Un soir, Edmond Burke quitte sa femme, terrassé par l'ennui que lui inspire sa vie. Objectif premier : get laid. Dans les quartiers chauds, Edmond va d'abord essayer de trouver une fille pour la nuit. Puis une épaule. Ou une oreille. Mais la vie est bien dure envers les types comme lui. Forcément, s'agissant d'un film de Stuart Gordon, Edmond ne pouvait pas être une simple complainte nocturne, une heure vingt de mal-être ruminé et recraché. On nage ici en pleine bizarrerie, dans un malaise épais et perturbant dont on ne saisit pas forcément la signification, mais qui continue malgré tout à nous envelopper de force.
Edmond, c'est la liberté contestataire faite film. Perdu et haineux, le héros (William H. Macy, aussi bien que d'habitude) met en doute l'ordre établi, qu'il soit social, sexuel ou divin. Outrageusement raciste, usé par la vie, Edmond erre dans les rues, multiplie les rencontres et les mésaventures, jusqu'à atteindre le point de rupture et à semer le mal autour de lui.
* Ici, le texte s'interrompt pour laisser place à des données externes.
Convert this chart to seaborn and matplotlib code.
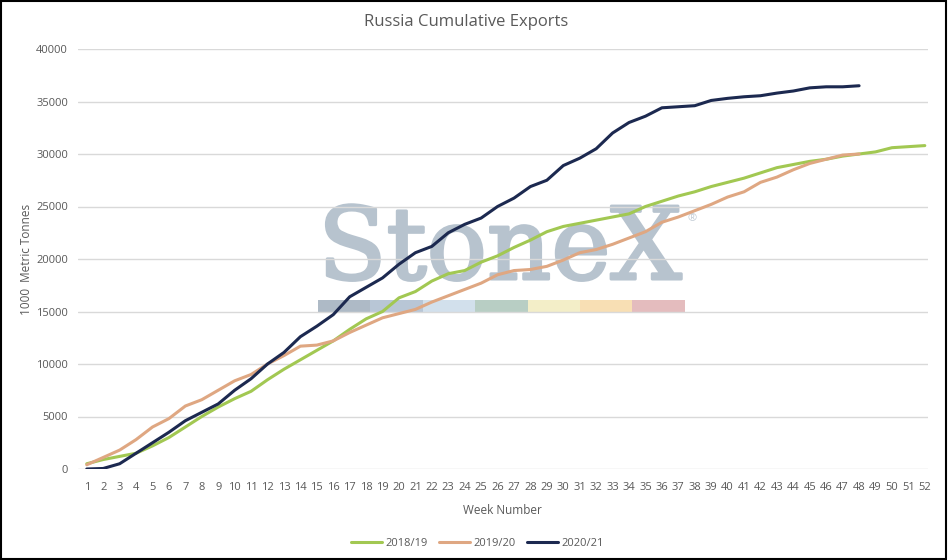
import numpy as np
import pandas as pd
import matplotlib
matplotlib.use("Agg")
import matplotlib.pyplot as plt
import matplotlib.patheffects as pe
import seaborn as sns
from matplotlib.patches import Rectangle

WEEKS = list(range(1, 53))

EXP_1819 = [500, 900, 1200, 1500, 2200, 3000, 4000, 5000, 5900, 6700,
            7400, 8500, 9500, 10400, 11300, 12200, 13300, 14300, 15000, 16300,
            16900, 17900, 18600, 18900, 19700, 20300, 21100, 21800, 22600, 23100,
            23400, 23700, 24000, 24300, 25000, 25500, 26000, 26400, 26900, 27300,
            27700, 28200, 28700, 29000, 29300, 29500, 29800, 30000, 30200, 30600,
            30700, 30800]
EXP_1920 = [400, 1100, 1800, 2800, 4000, 4800, 6000, 6600, 7500, 8400,
            9000, 10000, 10800, 11700, 11800, 12200, 13000, 13700, 14400, 14800,
            15200, 15900, 16500, 17100, 17700, 18500, 18900, 19000, 19300, 19900,
            20600, 20900, 21400, 22000, 22600, 23500, 24000, 24600, 25200, 25900,
            26400, 27300, 27800, 28500, 29100, 29500, 29900, 30000]
EXP_2021 = [0, 50, 500, 1500, 2500, 3500, 4600, 5400, 6200, 7500,
            8600, 10000, 11100, 12600, 13600, 14700, 16400, 17300, 18200, 19500,
            20600, 21200, 22500, 23300, 23900, 25000, 25800, 26900, 27500, 28900,
            29600, 30500, 32000, 33000, 33600, 34400, 34500, 34600, 35100, 35300,
            35450, 35550, 35800, 36000, 36300, 36400, 36400, 36500]

SEASONS = ["2018/19", "2019/20", "2020/21"]
COLORS = ["#a2c852", "#dfa782", "#1c2950"]

WATERMARK_COLORS = ["#aebac6", "#b8c6d6", "#d2e0ec", "#b8cec4",
                    "#f3eec8", "#f8dfb4", "#e4bcbe"]

rows = []
for season, vals in zip(SEASONS, [EXP_1819, EXP_1920, EXP_2021]):
    for w, v in zip(WEEKS, vals):
        rows.append({"week": w, "exports": v, "season": season})
df = pd.DataFrame(rows)

sns.set_style("white")
plt.rcParams["font.family"] = ["Open Sans", "DejaVu Sans"]
TXT = "#595959"

fig = plt.figure(figsize=(9.48, 5.6), dpi=100)
ax = fig.add_axes([0.082, 0.1625, 0.897, 0.75])
ax.set_zorder(2)
ax.patch.set_alpha(0)

# watermark (behind the axes)
WM = "#b7c3ce"
fig.text(0.5274, 1 - 279 / 560, "StoneX", fontsize=72, family="DejaVu Serif",
         color=WM, ha="center", va="baseline", zorder=-5,
         path_effects=[pe.withStroke(linewidth=2.2, foreground=WM)])
fig.text(0.7255, 1 - 219 / 560, "®", fontsize=8, color="#c3ccd5",
         ha="left", va="center", zorder=-5)
seg_w = 52.4 / 948
for i, c in enumerate(WATERMARK_COLORS):
    fig.patches.append(Rectangle((318 / 948 + i * seg_w, 1 - 313 / 560), seg_w, 13 / 560,
                                 transform=fig.transFigure, facecolor=c,
                                 edgecolor="none", zorder=-5))

sns.lineplot(data=df, x="week", y="exports", hue="season", palette=COLORS,
             linewidth=2.2, ax=ax, legend=True)

ax.set_xlim(0.45, 52.2)
ax.set_ylim(0, 40000)
ax.set_xticks(WEEKS)
ax.set_xticklabels([str(w) for w in WEEKS])
ax.set_yticks(np.arange(0, 40001, 5000))
ax.yaxis.grid(True, color="#d9d9d9", linewidth=1)
ax.xaxis.grid(False)
for s in ax.spines.values():
    s.set_visible(False)
ax.tick_params(axis="both", length=0, labelsize=8, labelcolor=TXT)
ax.tick_params(axis="x", pad=9)
ax.tick_params(axis="y", pad=7)

fig.text(466 / 948, 1 - 22 / 560, "Russia Cumulative Exports", fontsize=12,
         color=TXT, ha="center", va="center")
ax.set_xlabel("Week Number", fontsize=8.5, color=TXT, labelpad=8)
ax.set_ylabel("1000  Metric Tonnes", fontsize=8.5, color=TXT, labelpad=2)

ax.legend(loc="upper center", bbox_to_anchor=(0.47, -0.14), ncol=3, frameon=False,
          fontsize=8, handlelength=2.8, columnspacing=1.0, handletextpad=0.3,
          labelcolor=TXT)

fig.patches.append(Rectangle((0.001, 0.002), 0.997, 0.996, transform=fig.transFigure,
                             facecolor="none", edgecolor="black", linewidth=1.5))

fig.savefig("out.png", dpi=100)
Pourtant spécialiste des films d'horreur, Stuart Gordon ne cède jamais à la tentation du sang, ne filmant jamais plus que nécessaire. La fin du film arrive bien vite (malgré, tout de même, quelques longueurs), et l'on finit par planter Edmond, plus seul et paumé que jamais, sans trop savoir si ce spectacle sordide est d'un réalisme à toute épreuve ou simplement un rêve sordide. Malgré un manque de punch évident, Stuart Gordon a bel et bien réussi à nous faire douter.